Tão tradicional quanto a Festa Nacional da Uva, o Recreio da Juventude, fundado em 1912, foi cenário para a primeiríssima edição do evento, em 1931 – quando a “festa” resumiu-se a uma exposição de uvas com duração de apenas dois dias.
O chamado embrião da Festa da Uva teve início na manhã de 8 de março de 1931, um domingo, no salão principal da antiga sede do RJ (posterior prédio do Círculo Operário Caxiense, na esquina das ruas Sinimbu e Visconde de Pelotas).
Foi lá, que penduradas em armações de madeira e estendidas sobre as mesas, as uvas foram oficialmente apresentadas ao público. Conforme o jornalista Luiz Carlos Erbes, autor do livro Festa da Uva - A Alma de um Povo (2012), junto a cada variedade, havia folhas de papel com nomes que os viticultores já tinham ouvido falar algumas vezes, mas com os quais não estavam familiarizados:
“Escritas a mão, de forma legível, palavras como Seibel, Concord, Cabernet Sauvignon, Cabernet Franc, Moscatel Italiano, Moscato Espanhol, Dolcetto e Trebbiano designavam as variedades viníferas e as castas europeias que a exposição tentava divulgar. No alto da mesma folha aparecia, em letras tipográficas, o nome do evento: Festa da Uva”.
A abertura deu-se logo após a missa dominical matutina na Catedral, a uma quadra dali. Conforme descrito no livro, o idealizador Joaquim Pedro Lisboa recebeu o então prefeito da cidade, Miguel Muratore, e diversas outras autoridades. Também conferiu, ainda mais satisfeito, a chegada de produtores de uva dos distritos caxienses. Consta no texto:
“Provenientes de diversas localidades, eles lotaram o salão principal do clube e se deslumbraram com as novas variedades viníferas que estavam sendo desenvolvidas pela Estação Experimental de Viticultura e Enologia e que já tinham sido adotadas pela Granja Santo Antônio, dos Irmãos Maristas de Garibaldi, e por alguns produtores, como o caxiense Ludovico Cavinato”.

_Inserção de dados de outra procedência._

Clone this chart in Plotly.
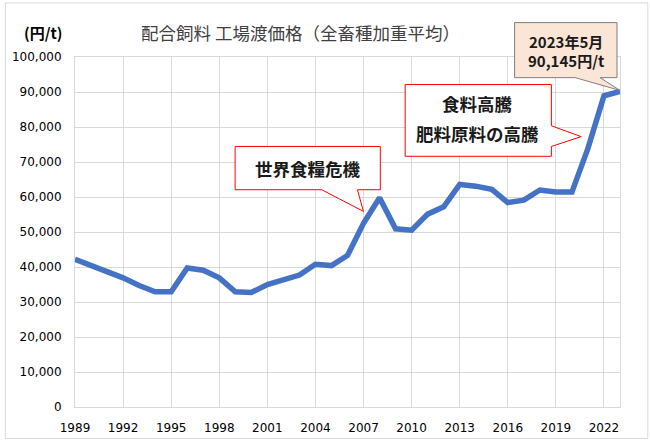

Na foto que abre a matéria, vemos o prefeito Miguel Muratore (1871-1938), acompanhado da esposa Pasqualina e da filha Juecy, visitando a exposição de uvas, em 8 de março de 1931, na antiga sede do Recreio da Juventude (depois adquirido pelo Círculo Operário, foto abaixo).
No detalhe abaixo, as uvas desenvolvidas pela Estação Experimental de Viticultura e Enologia e sua respectiva identificação.
Um dia a mais
O intenso vaivém de pessoas pelo Recreio da Juventude naquele 8 de março de 1931 obrigou Joaquim Pedro Lisboa e os demais integrantes da comissão organizadora – Arthur Rech, Antenor Antero Bizarro, Alfredo Gomes Falcão e Mário Fontana – a estender o evento por mais um dia.
Assim, a segunda-feira 9 de março serviu para alavancar o objetivo principal da exposição: convencer os agricultores a trocar a variedade Isabel, plantada em toda Serra Gaúcha, por uvas mais nobres, de origem europeia, que garantiriam um vinho melhor.
Tudo isso começaria a ocorrer a partir de 1932, quando surgiram dois dos principais símbolos da festa: os pavilhões erguidos na Praça Dante Alighieri e o desfile de carros alegóricos pela Av. Júlio de Castilhos – a figura da rainha só chegaria em 1933, com a eleição da pioneira Adélia Eberle.
Melhoramento da produção
Conforme descrito por Luiz Carlos Erbes no livro Festa da Uva – A Alma de um Povo, tentar melhorar a qualidade do vinho foi a principal razão para Joaquim Pedro Lisboa, um coletor estadual de impostos e membro do Instituto do Vinho, batalhar pela organização de uma exposição.
Porém, colocar um vinho delicioso na mesa do consumidor não era meta exclusiva dele. Celeste Gobbato, diretor da Estação Experimental de Viticultura e Enologia, e os governos municipal e estadual tinham a mesma preocupação: quebrar a teimosia dos viticultores que insistiam em plantar a variedade Isabel devido às resistências às pragas e à boa adaptação desta casta de uva ao clima da região.
A saber: Gobbato exprimiu seu desejo no próprio discurso de abertura da exposição de 1931: “Esta festa, como todas aquelas que visam à glorificação do trabalho, contribuirá, sem dúvida, para o melhoramento da produção de uva”.
Por que a sede do Recreio da Juventude?
Conforme o jornalista e pesquisador Charles Tonet, “Celeste Gobbato, um dos principais entusiastas da festa, era um apaixonado juventudista, assim como o próprio Miguel Muratore, intendente municipal à época. Foi então que articularam para que a sede do clube fosse cedida para a realização da exposição”.